Repeat the listing exactly as given, omitting every image.
===
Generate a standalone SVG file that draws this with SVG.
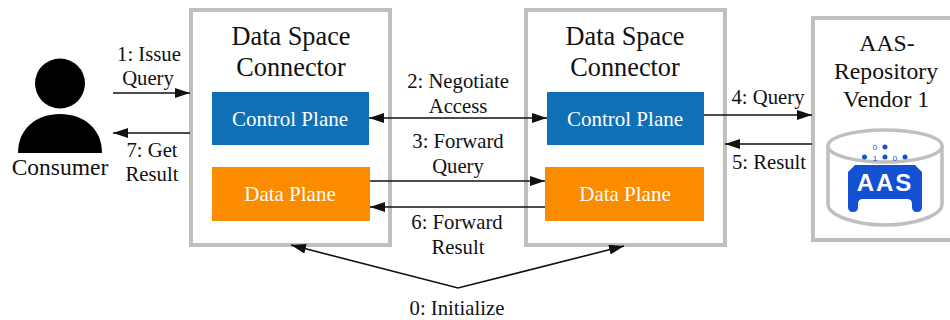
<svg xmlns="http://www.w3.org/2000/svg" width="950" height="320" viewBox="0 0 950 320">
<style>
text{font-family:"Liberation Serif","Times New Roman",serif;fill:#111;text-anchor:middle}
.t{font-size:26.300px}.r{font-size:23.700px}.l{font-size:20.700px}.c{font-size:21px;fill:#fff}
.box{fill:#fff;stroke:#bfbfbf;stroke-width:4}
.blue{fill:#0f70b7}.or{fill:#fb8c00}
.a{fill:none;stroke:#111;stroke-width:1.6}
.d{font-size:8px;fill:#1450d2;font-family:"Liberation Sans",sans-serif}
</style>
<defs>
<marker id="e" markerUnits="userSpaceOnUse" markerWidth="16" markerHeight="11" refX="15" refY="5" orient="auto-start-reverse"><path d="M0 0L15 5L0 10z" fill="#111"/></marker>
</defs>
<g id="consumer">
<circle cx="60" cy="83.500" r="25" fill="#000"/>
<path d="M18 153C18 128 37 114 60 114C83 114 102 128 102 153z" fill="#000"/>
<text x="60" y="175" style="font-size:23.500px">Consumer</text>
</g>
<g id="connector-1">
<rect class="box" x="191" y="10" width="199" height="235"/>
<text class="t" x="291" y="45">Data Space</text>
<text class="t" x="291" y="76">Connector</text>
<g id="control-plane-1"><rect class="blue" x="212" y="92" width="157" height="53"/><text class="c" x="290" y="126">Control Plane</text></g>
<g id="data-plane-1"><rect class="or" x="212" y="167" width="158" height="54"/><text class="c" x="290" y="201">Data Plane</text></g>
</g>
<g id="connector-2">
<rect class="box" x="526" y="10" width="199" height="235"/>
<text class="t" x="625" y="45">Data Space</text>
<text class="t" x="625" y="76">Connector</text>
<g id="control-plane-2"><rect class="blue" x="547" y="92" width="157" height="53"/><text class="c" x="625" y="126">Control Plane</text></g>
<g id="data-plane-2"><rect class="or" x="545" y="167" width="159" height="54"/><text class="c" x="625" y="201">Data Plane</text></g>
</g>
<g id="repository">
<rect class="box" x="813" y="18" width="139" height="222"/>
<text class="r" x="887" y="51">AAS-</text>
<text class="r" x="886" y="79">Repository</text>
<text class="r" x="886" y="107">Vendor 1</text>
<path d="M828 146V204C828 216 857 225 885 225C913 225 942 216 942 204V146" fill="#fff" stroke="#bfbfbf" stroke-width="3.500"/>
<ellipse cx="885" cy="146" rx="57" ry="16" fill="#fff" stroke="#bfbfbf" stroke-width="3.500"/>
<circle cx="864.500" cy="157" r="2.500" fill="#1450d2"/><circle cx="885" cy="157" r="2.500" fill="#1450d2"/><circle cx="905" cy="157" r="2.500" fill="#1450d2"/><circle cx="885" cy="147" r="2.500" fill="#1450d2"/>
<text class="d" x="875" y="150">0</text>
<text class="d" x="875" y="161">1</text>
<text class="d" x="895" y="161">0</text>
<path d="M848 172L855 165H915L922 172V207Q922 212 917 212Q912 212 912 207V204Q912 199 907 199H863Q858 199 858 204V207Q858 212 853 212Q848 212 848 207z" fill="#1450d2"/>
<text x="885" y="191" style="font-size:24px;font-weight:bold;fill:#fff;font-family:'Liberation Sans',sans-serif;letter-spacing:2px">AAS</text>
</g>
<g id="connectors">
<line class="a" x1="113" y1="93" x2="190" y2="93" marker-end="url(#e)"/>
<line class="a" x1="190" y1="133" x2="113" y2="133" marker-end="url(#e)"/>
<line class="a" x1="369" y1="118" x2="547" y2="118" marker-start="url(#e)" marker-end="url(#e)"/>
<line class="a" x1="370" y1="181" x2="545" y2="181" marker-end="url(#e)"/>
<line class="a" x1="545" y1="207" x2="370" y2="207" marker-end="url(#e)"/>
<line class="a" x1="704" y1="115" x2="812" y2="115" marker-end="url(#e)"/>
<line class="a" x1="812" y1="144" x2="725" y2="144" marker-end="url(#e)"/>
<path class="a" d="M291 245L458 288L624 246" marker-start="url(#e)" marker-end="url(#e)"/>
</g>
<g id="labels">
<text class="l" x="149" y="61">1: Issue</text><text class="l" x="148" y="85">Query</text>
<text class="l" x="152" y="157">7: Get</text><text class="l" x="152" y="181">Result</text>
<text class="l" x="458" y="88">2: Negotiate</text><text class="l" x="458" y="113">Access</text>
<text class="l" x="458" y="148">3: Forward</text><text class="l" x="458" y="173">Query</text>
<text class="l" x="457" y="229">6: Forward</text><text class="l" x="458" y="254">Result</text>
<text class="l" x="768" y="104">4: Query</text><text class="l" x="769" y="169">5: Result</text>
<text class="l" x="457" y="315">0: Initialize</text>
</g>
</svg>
===
# [Output]
Generate a standalone SVG file that draws this with SVG.
<svg xmlns="http://www.w3.org/2000/svg" width="950" height="320" viewBox="0 0 950 320">
<style>
text{font-family:"Liberation Serif","Times New Roman",serif;fill:#111;text-anchor:middle}
.t{font-size:26.300px}.r{font-size:23.700px}.l{font-size:20.700px}.c{font-size:21px;fill:#fff}
.box{fill:#fff;stroke:#bfbfbf;stroke-width:4}
.blue{fill:#0f70b7}.or{fill:#fb8c00}
.a{fill:none;stroke:#111;stroke-width:1.6}
.d{font-size:8px;fill:#1450d2;font-family:"Liberation Sans",sans-serif}
</style>
<defs>
<marker id="e" markerUnits="userSpaceOnUse" markerWidth="16" markerHeight="11" refX="15" refY="5" orient="auto-start-reverse"><path d="M0 0L15 5L0 10z" fill="#111"/></marker>
</defs>
<g id="consumer">
<circle cx="60" cy="83.500" r="25" fill="#000"/>
<path d="M18 153C18 128 37 114 60 114C83 114 102 128 102 153z" fill="#000"/>
<text x="60" y="175" style="font-size:23.500px">Consumer</text>
</g>
<g id="connector-1">
<rect class="box" x="191" y="10" width="199" height="235"/>
<text class="t" x="291" y="45">Data Space</text>
<text class="t" x="291" y="76">Connector</text>
<g id="control-plane-1"><rect class="blue" x="212" y="92" width="157" height="53"/><text class="c" x="290" y="126">Control Plane</text></g>
<g id="data-plane-1"><rect class="or" x="212" y="167" width="158" height="54"/><text class="c" x="290" y="201">Data Plane</text></g>
</g>
<g id="connector-2">
<rect class="box" x="526" y="10" width="199" height="235"/>
<text class="t" x="625" y="45">Data Space</text>
<text class="t" x="625" y="76">Connector</text>
<g id="control-plane-2"><rect class="blue" x="547" y="92" width="157" height="53"/><text class="c" x="625" y="126">Control Plane</text></g>
<g id="data-plane-2"><rect class="or" x="545" y="167" width="159" height="54"/><text class="c" x="625" y="201">Data Plane</text></g>
</g>
<g id="repository">
<rect class="box" x="813" y="18" width="139" height="222"/>
<text class="r" x="887" y="51">AAS-</text>
<text class="r" x="886" y="79">Repository</text>
<text class="r" x="886" y="107">Vendor 1</text>
<path d="M828 146V204C828 216 857 225 885 225C913 225 942 216 942 204V146" fill="#fff" stroke="#bfbfbf" stroke-width="3.500"/>
<ellipse cx="885" cy="146" rx="57" ry="16" fill="#fff" stroke="#bfbfbf" stroke-width="3.500"/>
<circle cx="864.500" cy="157" r="2.500" fill="#1450d2"/><circle cx="885" cy="157" r="2.500" fill="#1450d2"/><circle cx="905" cy="157" r="2.500" fill="#1450d2"/><circle cx="885" cy="147" r="2.500" fill="#1450d2"/>
<text class="d" x="875" y="150">0</text>
<text class="d" x="875" y="161">1</text>
<text class="d" x="895" y="161">0</text>
<path d="M848 172L855 165H915L922 172V207Q922 212 917 212Q912 212 912 207V204Q912 199 907 199H863Q858 199 858 204V207Q858 212 853 212Q848 212 848 207z" fill="#1450d2"/>
<text x="885" y="191" style="font-size:24px;font-weight:bold;fill:#fff;font-family:'Liberation Sans',sans-serif;letter-spacing:2px">AAS</text>
</g>
<g id="connectors">
<line class="a" x1="113" y1="93" x2="190" y2="93" marker-end="url(#e)"/>
<line class="a" x1="190" y1="133" x2="113" y2="133" marker-end="url(#e)"/>
<line class="a" x1="369" y1="118" x2="547" y2="118" marker-start="url(#e)" marker-end="url(#e)"/>
<line class="a" x1="370" y1="181" x2="545" y2="181" marker-end="url(#e)"/>
<line class="a" x1="545" y1="207" x2="370" y2="207" marker-end="url(#e)"/>
<line class="a" x1="704" y1="115" x2="812" y2="115" marker-end="url(#e)"/>
<line class="a" x1="812" y1="144" x2="725" y2="144" marker-end="url(#e)"/>
<path class="a" d="M291 245L458 288L624 246" marker-start="url(#e)" marker-end="url(#e)"/>
</g>
<g id="labels">
<text class="l" x="149" y="61">1: Issue</text><text class="l" x="148" y="85">Query</text>
<text class="l" x="152" y="157">7: Get</text><text class="l" x="152" y="181">Result</text>
<text class="l" x="458" y="88">2: Negotiate</text><text class="l" x="458" y="113">Access</text>
<text class="l" x="458" y="148">3: Forward</text><text class="l" x="458" y="173">Query</text>
<text class="l" x="457" y="229">6: Forward</text><text class="l" x="458" y="254">Result</text>
<text class="l" x="768" y="104">4: Query</text><text class="l" x="769" y="169">5: Result</text>
<text class="l" x="457" y="315">0: Initialize</text>
</g>
</svg>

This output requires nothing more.